* **Aim**:
Give every line again exactly as it appears, please, but not the pictures.
START Collected data
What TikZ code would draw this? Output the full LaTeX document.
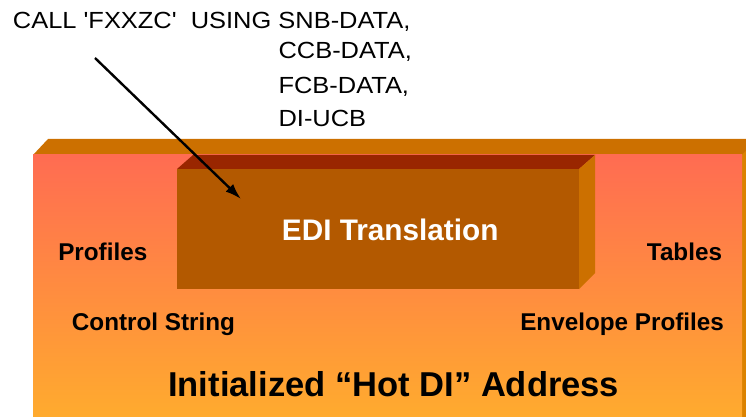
\documentclass[tikz,border=0pt]{standalone}
\usepackage{fontspec}
\setmainfont{Liberation Sans}
\usetikzlibrary{arrows.meta}

\definecolor{slabTop}{HTML}{CC7000}
\definecolor{slabSide}{HTML}{DB8200}
\definecolor{slabFaceHi}{HTML}{FF6C52}
\definecolor{slabFaceLo}{HTML}{FFAB2E}
\definecolor{boxFront}{HTML}{B35900}
\definecolor{boxTop}{HTML}{992600}
\definecolor{boxSide}{HTML}{CC7000}

\tikzset{
  lbl/.style={inner sep=0pt, anchor=base west},
  calltext/.style={lbl, font=\fontsize{17.5}{20}\selectfont},
  facetext/.style={lbl, font=\fontsize{18.2}{21}\selectfont\bfseries},
  callarrow/.style={draw=black, line width=1.8pt, -{Latex[length=12pt,width=8pt]}}
}

\newcommand{\wide}[1]{\scalebox{1.09}[1]{#1}}

\begin{document}
\begin{tikzpicture}[x=0.75pt, y=-0.75pt]
  \useasboundingbox (0,0) rectangle (746,417);
  \clip (0,0) rectangle (746,417);

  % slab: top face, right side, shaded front face
  \fill[slabTop] (33,155) -- (48,139) -- (770,139) -- (755,155) -- cycle;
  \fill[slabSide] (742,155) -- (757,139) -- (757,417) -- (742,417) -- cycle;
  \shade[top color=slabFaceHi, bottom color=slabFaceLo] (33,155) rectangle (742,417);

  % translation block
  \fill[boxTop] (177,169) -- (193,155) -- (595,155) -- (579,169) -- cycle;
  \fill[boxSide] (579,169) -- (595,155) -- (595,273) -- (579,289) -- cycle;
  \fill[boxFront] (177,169) rectangle (579,289);
  \node[lbl, text=white, font=\fontsize{22.3}{26}\selectfont\bfseries]
    (edi) at (281.7,240) {EDI Translation};

  % slab labels
  \node[facetext] (profiles) at (58,260) {Profiles};
  \node[facetext] (tables) at (646.7,260) {Tables};
  \node[facetext] (ctrl) at (71.7,330) {Control String};
  \node[facetext] (env) at (520,330) {Envelope Profiles};
  \node[lbl, font=\fontsize{25.9}{30}\selectfont\bfseries]
    (addr) at (168,396) {Initialized “Hot DI” Address};

  % call statement
  \node[calltext] (call) at (12.7,29)
    {\wide{CALL \textquotesingle FXXZC\textquotesingle\ \ USING SNB-DATA,}};
  \node[calltext] (ccb) at (278.3,58.3) {\wide{CCB-DATA,}};
  \node[calltext] (fcb) at (278.3,93.3) {\wide{FCB-DATA,}};
  \node[calltext] (ucb) at (278.3,126.7) {\wide{DI-UCB}};

  % arrow from the call into the block
  \coordinate (callfrom) at (95,58);
  \coordinate (callto) at (241,199);
  \draw[callarrow] (callfrom) -- (callto);
\end{tikzpicture}
\end{document}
END Collected data
* **Finished answer**:
What TikZ code would draw this? Output the full LaTeX document.
\documentclass[tikz,border=0pt]{standalone}
\usepackage{fontspec}
\setmainfont{Liberation Sans}
\usetikzlibrary{arrows.meta}

\definecolor{slabTop}{HTML}{CC7000}
\definecolor{slabSide}{HTML}{DB8200}
\definecolor{slabFaceHi}{HTML}{FF6C52}
\definecolor{slabFaceLo}{HTML}{FFAB2E}
\definecolor{boxFront}{HTML}{B35900}
\definecolor{boxTop}{HTML}{992600}
\definecolor{boxSide}{HTML}{CC7000}

\tikzset{
  lbl/.style={inner sep=0pt, anchor=base west},
  calltext/.style={lbl, font=\fontsize{17.5}{20}\selectfont},
  facetext/.style={lbl, font=\fontsize{18.2}{21}\selectfont\bfseries},
  callarrow/.style={draw=black, line width=1.8pt, -{Latex[length=12pt,width=8pt]}}
}

\newcommand{\wide}[1]{\scalebox{1.09}[1]{#1}}

\begin{document}
\begin{tikzpicture}[x=0.75pt, y=-0.75pt]
  \useasboundingbox (0,0) rectangle (746,417);
  \clip (0,0) rectangle (746,417);

  % slab: top face, right side, shaded front face
  \fill[slabTop] (33,155) -- (48,139) -- (770,139) -- (755,155) -- cycle;
  \fill[slabSide] (742,155) -- (757,139) -- (757,417) -- (742,417) -- cycle;
  \shade[top color=slabFaceHi, bottom color=slabFaceLo] (33,155) rectangle (742,417);

  % translation block
  \fill[boxTop] (177,169) -- (193,155) -- (595,155) -- (579,169) -- cycle;
  \fill[boxSide] (579,169) -- (595,155) -- (595,273) -- (579,289) -- cycle;
  \fill[boxFront] (177,169) rectangle (579,289);
  \node[lbl, text=white, font=\fontsize{22.3}{26}\selectfont\bfseries]
    (edi) at (281.7,240) {EDI Translation};

  % slab labels
  \node[facetext] (profiles) at (58,260) {Profiles};
  \node[facetext] (tables) at (646.7,260) {Tables};
  \node[facetext] (ctrl) at (71.7,330) {Control String};
  \node[facetext] (env) at (520,330) {Envelope Profiles};
  \node[lbl, font=\fontsize{25.9}{30}\selectfont\bfseries]
    (addr) at (168,396) {Initialized “Hot DI” Address};

  % call statement
  \node[calltext] (call) at (12.7,29)
    {\wide{CALL \textquotesingle FXXZC\textquotesingle\ \ USING SNB-DATA,}};
  \node[calltext] (ccb) at (278.3,58.3) {\wide{CCB-DATA,}};
  \node[calltext] (fcb) at (278.3,93.3) {\wide{FCB-DATA,}};
  \node[calltext] (ucb) at (278.3,126.7) {\wide{DI-UCB}};

  % arrow from the call into the block
  \coordinate (callfrom) at (95,58);
  \coordinate (callto) at (241,199);
  \draw[callarrow] (callfrom) -- (callto);
\end{tikzpicture}
\end{document}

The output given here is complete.